OKLAHOMA CITY (AP) - More than three dozen cows and calves have been seized after the owner failed to comply with Oklahoma City ordinances designed to prevent animal cruelty, according to a local official.
The animals appeared to be malnourished and injured after they were left to stand in floodwater without shelter or hay for weeks, said Julie Bank, the city’s animal welfare superintendent. After several weeks of noncompliance from their owner, a judge granted an order allowing the city to enter the property and seize the cattle, The Oklahoman (https://bit.ly/1KxVh1u ) reported.
Animal welfare staff members, including two who were on horseback, began rounding up 41 cows and calves on Thursday, Bank said.
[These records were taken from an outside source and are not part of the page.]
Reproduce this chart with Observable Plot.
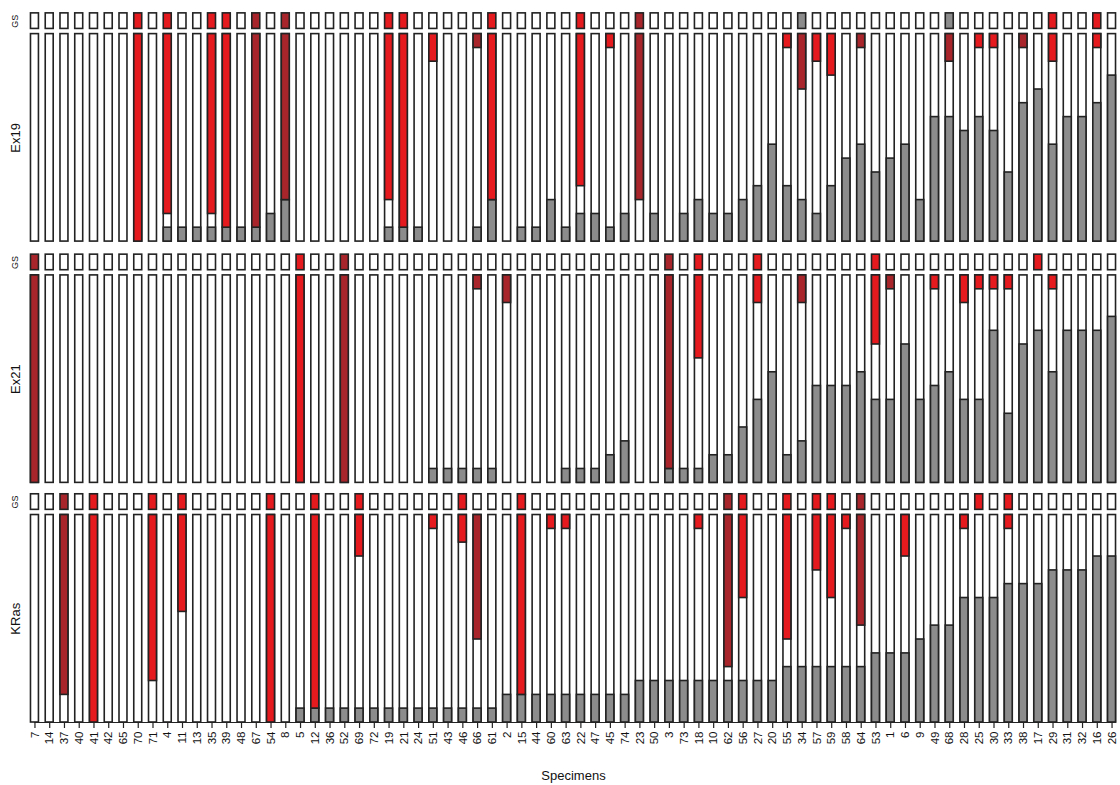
<!DOCTYPE html>
<html><head><meta charset="utf-8">
<script src="https://cdn.jsdelivr.net/npm/d3@7"></script>
<script src="https://cdn.jsdelivr.net/npm/@observablehq/plot@0.6"></script>
<style>body{margin:0;background:#fff} #chart{width:1120px;height:785px;overflow:hidden}</style>
</head><body><div id="chart"></div>
<script>
// Specimen labels (left to right)
const specimens = ["7","14","37","40","41","42","65","70","71","4",
  "11","13","35","39","48","67","54","8","5","12",
  "36","52","69","72","19","21","24","51","43","46",
  "66","61","2","15","44","60","63","22","47","45",
  "74","23","50","3","73","18","10","62","56","27",
  "20","55","34","57","59","58","64","53","1","6",
  "9","49","68","28","25","30","33","38","17","29",
  "31","32","16","26"];
const genes = ["Ex19","Ex21","KRas"];

// Ex19: grey fraction (bottom), red fraction (top), red type (1 red, 2 dark red), GS (0 white,1 red,2 dark red,3 grey)
const ex19Gray = [0,0,0,0,0,0,0,0,0,.067, .067,.067,.067,.067,.067,.067,.133,.2,0,0,
  0,0,0,0,.067,.067,.067,0,0,0, .067,.2,0,.067,.067,.2,.067,.133,.133,.067,
  .133,0,.133,0,.133,.2,.133,.133,.2,.267, .467,.267,.2,.133,.267,.4,.467,.333,.4,.467,
  .2,.6,.6,.533,.6,.533,.333,.667,.733,.467, .6,.6,.667,.8];
const ex19Red = [0,0,0,0,0,0,0,1,0,.867, 0,0,.867,.933,0,.933,0,.8,0,0,
  0,0,0,0,.8,.933,0,.133,0,0, .067,.8,0,0,0,0,0,.733,0,.067,
  0,.8,0,0,0,0,0,0,0,0, 0,.067,.267,.133,.2,0,.067,0,0,0,
  0,0,.133,0,.067,.067,0,.067,0,.133, 0,0,.067,0];
const ex19Type = [0,0,0,0,0,0,0,1,0,1, 0,0,1,1,0,2,0,2,0,0,
  0,0,0,0,1,1,0,1,0,0, 2,1,0,0,0,0,0,1,0,1,
  0,2,0,0,0,0,0,0,0,0, 0,1,2,1,1,0,2,0,0,0,
  0,0,2,0,1,1,0,2,0,1, 0,0,1,0];
const ex19GS = [0,0,0,0,0,0,0,1,0,1, 0,0,1,1,0,2,0,2,0,0,
  0,0,0,0,1,1,0,0,0,0, 0,1,0,0,0,0,0,1,0,0,
  0,2,0,0,0,0,0,0,0,0, 0,0,3,0,0,0,0,0,0,0,
  0,0,3,0,0,0,0,0,0,1, 0,0,1,0];

// Ex21
const ex21Gray = [0,0,0,0,0,0,0,0,0,0, 0,0,0,0,0,0,0,0,0,0,
  0,0,0,0,0,0,0,.067,.067,.067, .067,.067,0,0,0,0,.067,.067,.067,.133,
  .2,0,0,.067,.067,.067,.133,.133,.267,.4, .533,.133,.2,.467,.467,.467,.533,.4,.4,.667,
  .4,.467,.533,.4,.4,.733,.333,.667,.733,.533, .733,.733,.733,.8];
const ex21Red = [1,0,0,0,0,0,0,0,0,0, 0,0,0,0,0,0,0,0,1,0,
  0,1,0,0,0,0,0,0,0,0, .067,0,.133,0,0,0,0,0,0,0,
  0,0,0,.933,0,.4,0,0,0,.133, 0,0,.133,0,0,0,0,.333,.067,0,
  0,.067,0,.133,.067,.067,.067,0,0,.067, 0,0,0,0];
const ex21Type = [2,0,0,0,0,0,0,0,0,0, 0,0,0,0,0,0,0,0,1,0,
  0,2,0,0,0,0,0,0,0,0, 2,0,2,0,0,0,0,0,0,0,
  0,0,0,2,0,1,0,0,0,1, 0,0,2,0,0,0,0,1,2,0,
  0,1,0,1,1,1,1,0,0,1, 0,0,0,0];
const ex21GS = [2,0,0,0,0,0,0,0,0,0, 0,0,0,0,0,0,0,0,1,0,
  0,2,0,0,0,0,0,0,0,0, 0,0,0,0,0,0,0,0,0,0,
  0,0,0,2,0,1,0,0,0,1, 0,0,0,0,0,0,0,1,0,0,
  0,0,0,0,0,0,0,0,1,0, 0,0,0,0];

// KRas
const krasGray = [0,0,0,0,0,0,0,0,0,0, 0,0,0,0,0,0,0,0,.067,.067,
  .067,.067,.067,.067,.067,.067,.067,.067,.067,.067, .067,.067,.133,.133,.133,.133,.133,.133,.133,.133,
  .133,.2,.2,.2,.2,.2,.2,.2,.2,.2, .2,.267,.267,.267,.267,.267,.267,.333,.333,.333,
  .4,.467,.467,.6,.6,.6,.667,.667,.667,.733, .733,.733,.8,.8];
const krasRed = [0,0,.867,0,1,0,0,0,.8,0, .467,0,0,0,0,0,1,0,0,.933,
  0,0,.2,0,0,0,0,.067,0,.133, .6,0,0,.867,0,.067,.067,0,0,0,
  0,0,0,0,0,.067,0,.733,.4,0, 0,.6,0,.267,.4,.067,.533,0,0,.2,
  0,0,0,.067,0,0,.067,0,0,0, 0,0,0,0];
const krasType = [0,0,2,0,1,0,0,0,1,0, 1,0,0,0,0,0,1,0,0,1,
  0,0,1,0,0,0,0,1,0,1, 2,0,0,1,0,1,1,0,0,0,
  0,0,0,0,0,1,0,2,1,0, 0,1,0,1,1,1,2,0,0,1,
  0,0,0,1,0,0,1,0,0,0, 0,0,0,0];
const krasGS = [0,0,2,0,1,0,0,0,1,0, 1,0,0,0,0,0,1,0,0,1,
  0,0,1,0,0,0,0,0,0,1, 0,0,0,1,0,0,0,0,0,0,
  0,0,0,0,0,0,0,2,1,0, 0,1,0,1,1,0,2,0,0,0,
  0,0,0,0,1,0,1,0,0,0, 0,0,0,0];

const panels = [
  {gray: ex19Gray, red: ex19Red, type: ex19Type, gs: ex19GS},
  {gray: ex21Gray, red: ex21Red, type: ex21Type, gs: ex21GS},
  {gray: krasGray, red: krasRed, type: krasType, gs: krasGS}
];
// layout (vertical offsets of each panel, in bar-height units)
const panelBase = [2.318, 1.155, 0];
const gsLo = 1.025, gsHi = 1.1;
const RED = "#e41a1f", DKRED = "#a8262b", GREY = "#8c8c8c", OUT = "#222222";
const gsColors = ["#ffffff", RED, DKRED, GREY];

const rows = [];
panels.forEach((p, k) => p.gray.forEach((g, i) => rows.push({
  i, base: panelBase[k], gray: g, red: p.red[i], type: p.type[i], gs: p.gs[i]
})));
const idx = specimens.map((d, i) => i);

const sw = 1.6;
const chart = Plot.plot({
  width: 1120, height: 785,
  marginTop: 11, marginBottom: 63, marginLeft: 29, marginRight: 3,
  x: {type: "band", domain: idx, paddingInner: 0.46, paddingOuter: 0.1},
  y: {domain: [0, 3.427], axis: null},
  color: {type: "identity"},
  style: {fontFamily: "'Liberation Sans', Arial, sans-serif", background: "white"},
  marks: [
    Plot.barY(rows, {x: "i", y1: d => d.base, y2: d => d.base + 1, fill: "white", stroke: OUT, strokeWidth: sw}),
    Plot.barY(rows.filter(d => d.gray > 0), {x: "i", y1: d => d.base, y2: d => d.base + d.gray, fill: GREY, stroke: OUT, strokeWidth: sw}),
    Plot.barY(rows.filter(d => d.red > 0), {x: "i", y1: d => d.base + 1 - d.red, y2: d => d.base + 1, fill: d => d.type === 2 ? DKRED : RED, stroke: OUT, strokeWidth: sw}),
    Plot.barY(rows, {x: "i", y1: d => d.base + gsLo, y2: d => d.base + gsHi, fill: d => gsColors[d.gs], stroke: OUT, strokeWidth: sw}),
    Plot.lineY(idx, {x: d => d, y: 0, stroke: OUT, strokeWidth: 1.2}),
    Plot.axisX({tickRotate: -90, tickFormat: i => specimens[i], tickSize: 6, tickPadding: 3, fontSize: 11.5, stroke: OUT, strokeWidth: 1.2, fill: "#111", label: null}),
    Plot.text(genes, {y: (d, k) => panelBase[k] + 0.5, frameAnchor: "left", dx: -14, rotate: -90, textAnchor: "middle", text: d => d, fontSize: 13, fill: "#111"}),
    Plot.text(genes, {y: (d, k) => panelBase[k] + (gsLo + gsHi) / 2, frameAnchor: "left", dx: -14, rotate: -90, textAnchor: "middle", text: () => "GS", fontSize: 9, fill: "#111"}),
    Plot.text(["Specimens"], {frameAnchor: "bottom", dy: 53, lineAnchor: "middle", text: d => d, fontSize: 13, fill: "#111"})
  ]
});
document.getElementById("chart").appendChild(chart);
</script>
</body></html>
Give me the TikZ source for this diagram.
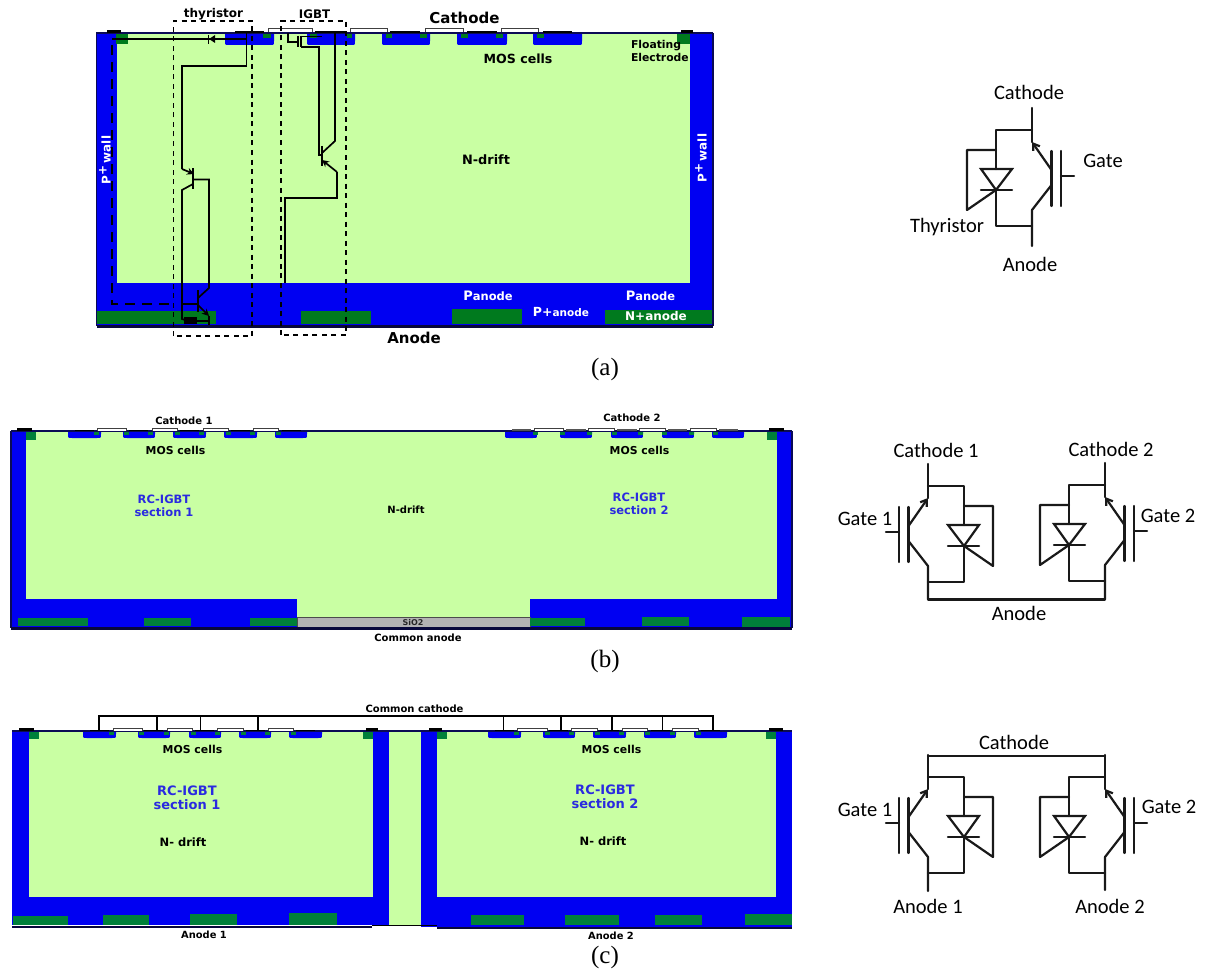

The animals were underweight with “noticeable injuries, a bunch are limping, some have open wounds,” she said, adding that the bones of at least one dead animal were found.
“We definitely have animals that need medical attention,” Bank said.
The cattle were brought to the city’s animal shelter, where they were examined by veterinarians, given food and water, and provided with shade.
Someone had contacted the city to report poor conditions on the property, located near a stream called Cow Creek, but the cattle don’t belong to the landowner, Bank said.
The animal welfare division has issued 45 animal cruelty citations and plan to present the results of its investigation to prosecutors, she said.